La película cuenta la historia de Germain, un septuagenario que goza de su jubilación leyendo a Proust, contemplando la vida y disfrutando de los pequeños momentos de la existencia junto con su mujer. Un mal día, esta tiene un accidente doméstico y fallece de forma repentina. Los hijos de la pareja, impactados por la inesperada muerte de su madre y preocupados por el precario estado de salud de su padre—se sometió a una operación cardiovascular hace un año—, volcarán todas sus energías en acompañarle durante el duelo a riesgo de agobiarle en exceso, de mermar su independencia y de no dejarle un solo segundo para respirar. Así, para despedirse definitivamente de su esposa, Germain se apuntará a la compañía de danza en la que ella estaba, con la intención de sustituirla y cerrar, de esta forma, las heridas sangrantes que le ha abierto en la piel su viudedad súbita.
La nueva cinta de Delphine Lehericey se viste con la piel de la ligereza para introducir al espectador en la dinámica tragicómica que rodea a su protagonista y, de tal forma, instarle subrepticiamente, a través de la emoción en carne viva, a reflexionar sobre el funcionamiento del sistema de cuidados, sobre la necesidad de dejar de excluir e infantilizar a las personas mayores —o, en otras palabras, de erradicar el edadismo—, sobre la importancia de romper los cánones físicos normativos, sobre la dificultad para mostrar de una forma sana y sosegada las emociones más ásperas, sobre las formas de afrontar la muerte de un ser querido, sobre, en fin, las diferentes maneras de enfrentarse al paso del tiempo y a las ausencias que lo acompañan. Todo en Nuestro último baile funciona como un mecanismo dramático desnudo de afectación que, engrasado con el aceite traslúcido del absurdo, se deja llevar por la risa vitalista como forma desesperada de no detener su funcionamiento.

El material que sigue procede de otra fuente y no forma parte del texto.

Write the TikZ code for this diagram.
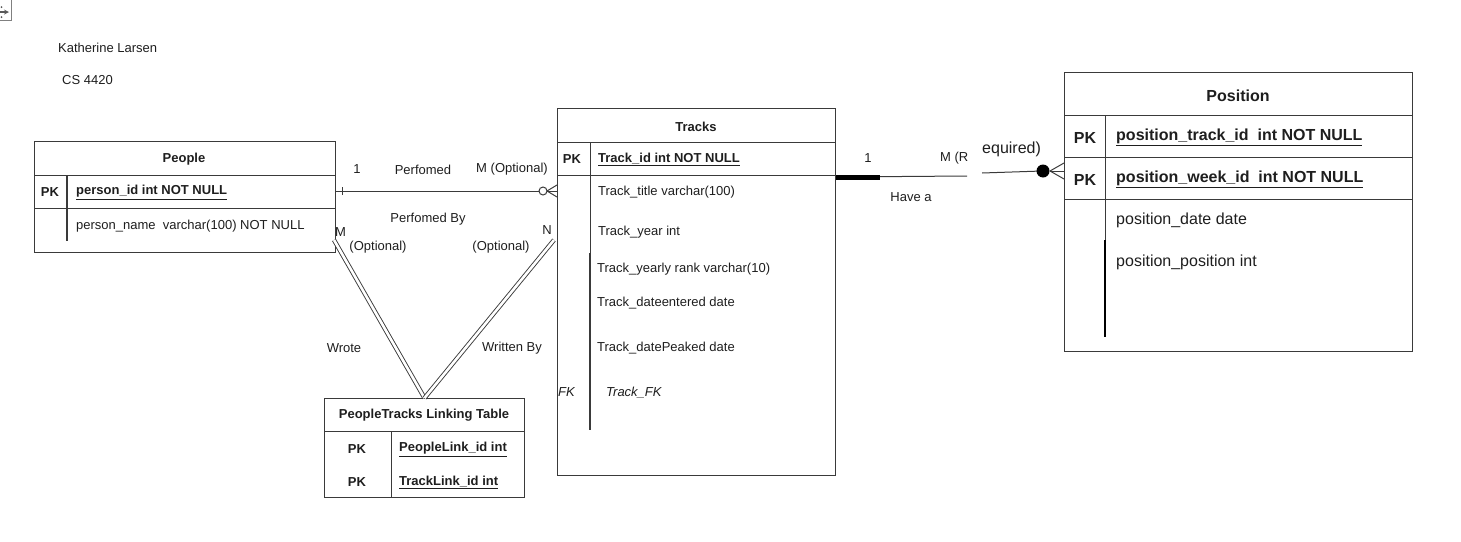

El protagonista camina por una casa vacía de luz intentando salir del pozo en el que se encuentra desde el fallecimiento de su mujer, mientras se esfuerza en evitar que sus seres queridos descubran su nueva ocupación por miedo a que le obliguen a dejarlo y, en consecuencia, le hundan aún más en el charco sin fondo de su propia tristeza.

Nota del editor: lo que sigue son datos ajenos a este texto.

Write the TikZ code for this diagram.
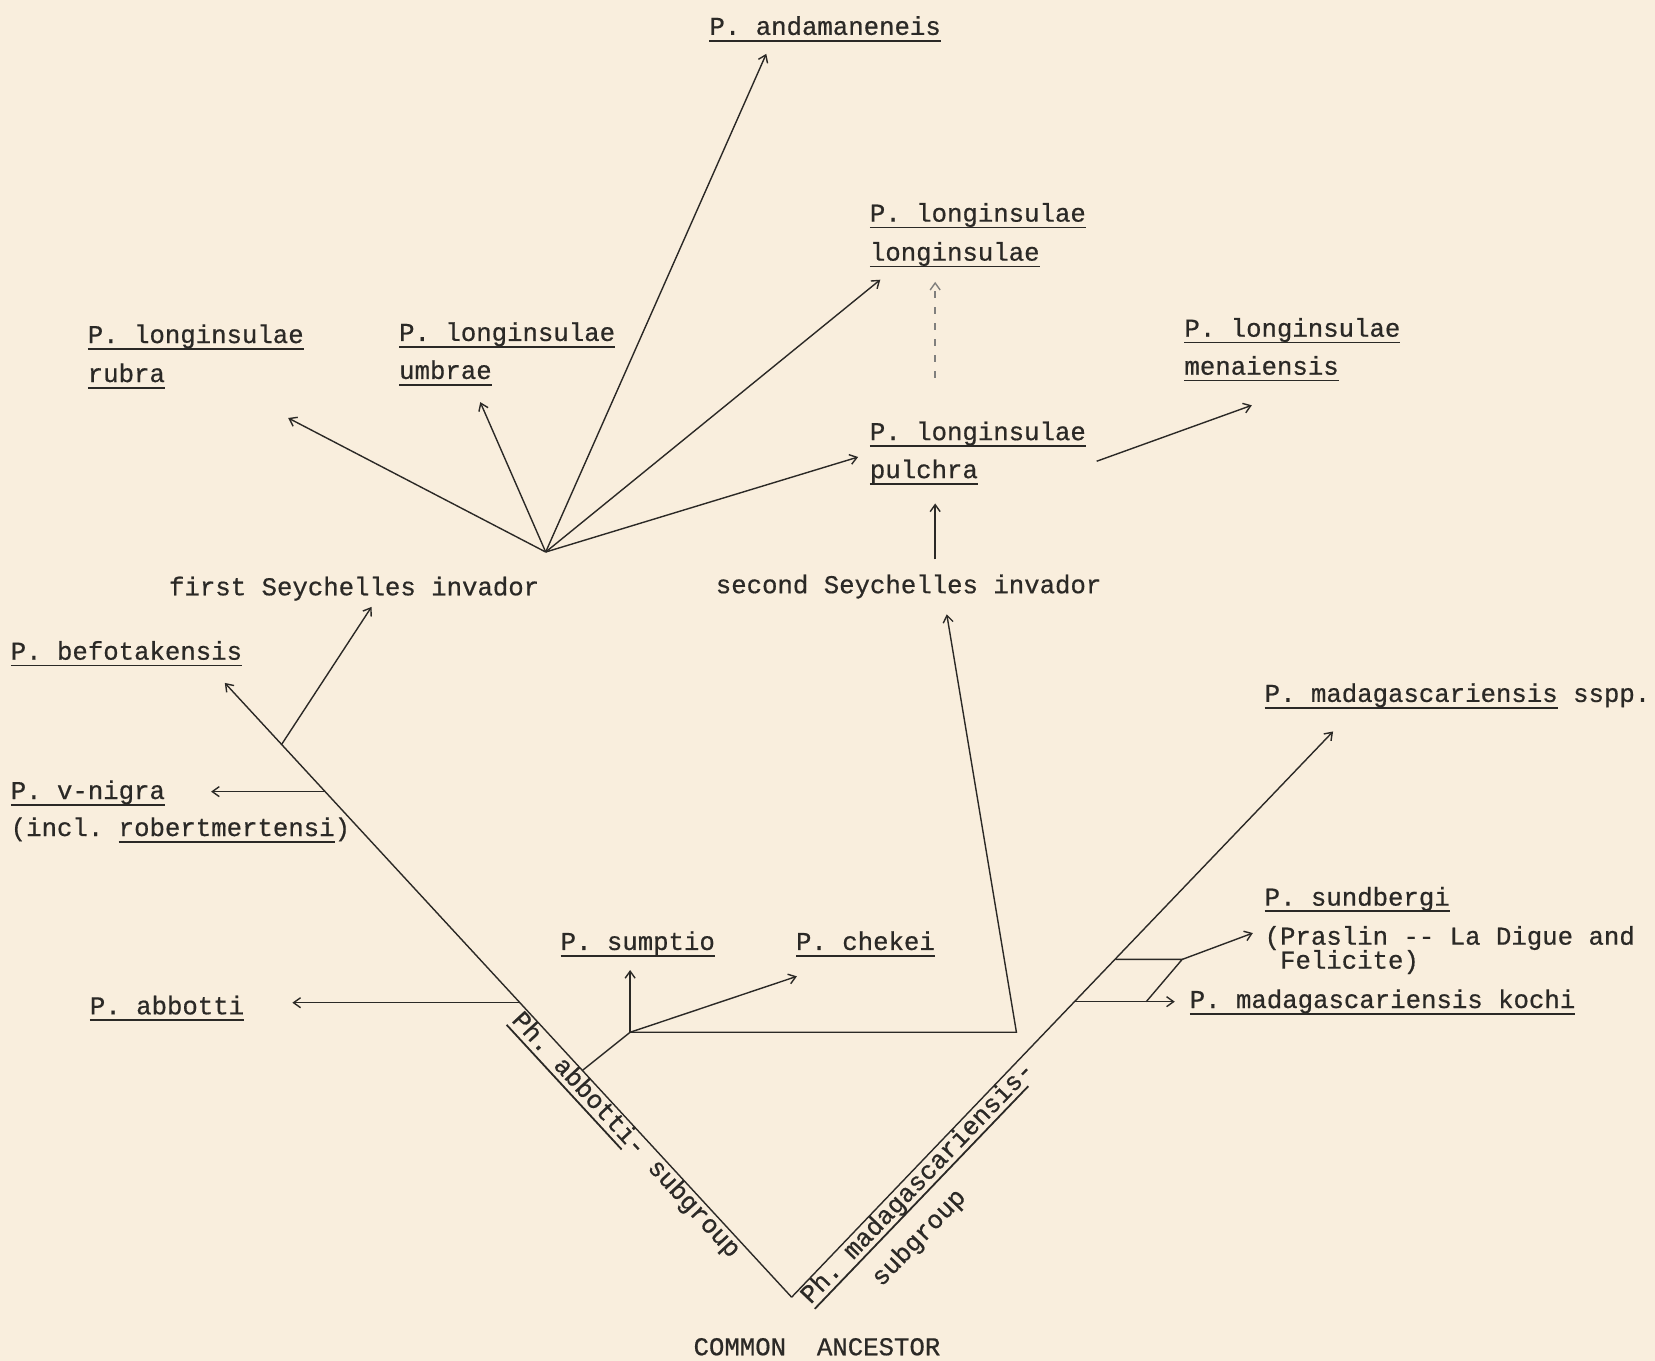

Como resultado de dicha dinámica, la comedia se abre paso entre las grietas de una familia que tiene serios problemas para comunicarse; y se extiende sobre ella como un manto de colores llamativos que ejerce de merecido gancho promocional para la cinta —la comedia suiza de la temporada—, al mismo tiempo que dibuja incontables sonrisas en el rostro del espectador. Y en el centro de todo, la increíble interpretación de Francois Berleand le da el empaque definitivo a una película sencilla en su complejidad, que busca siempre hacerle pasar un buen rato al público, pero sin rechazar las posibilidades de emocionarle y de hacerle pensar.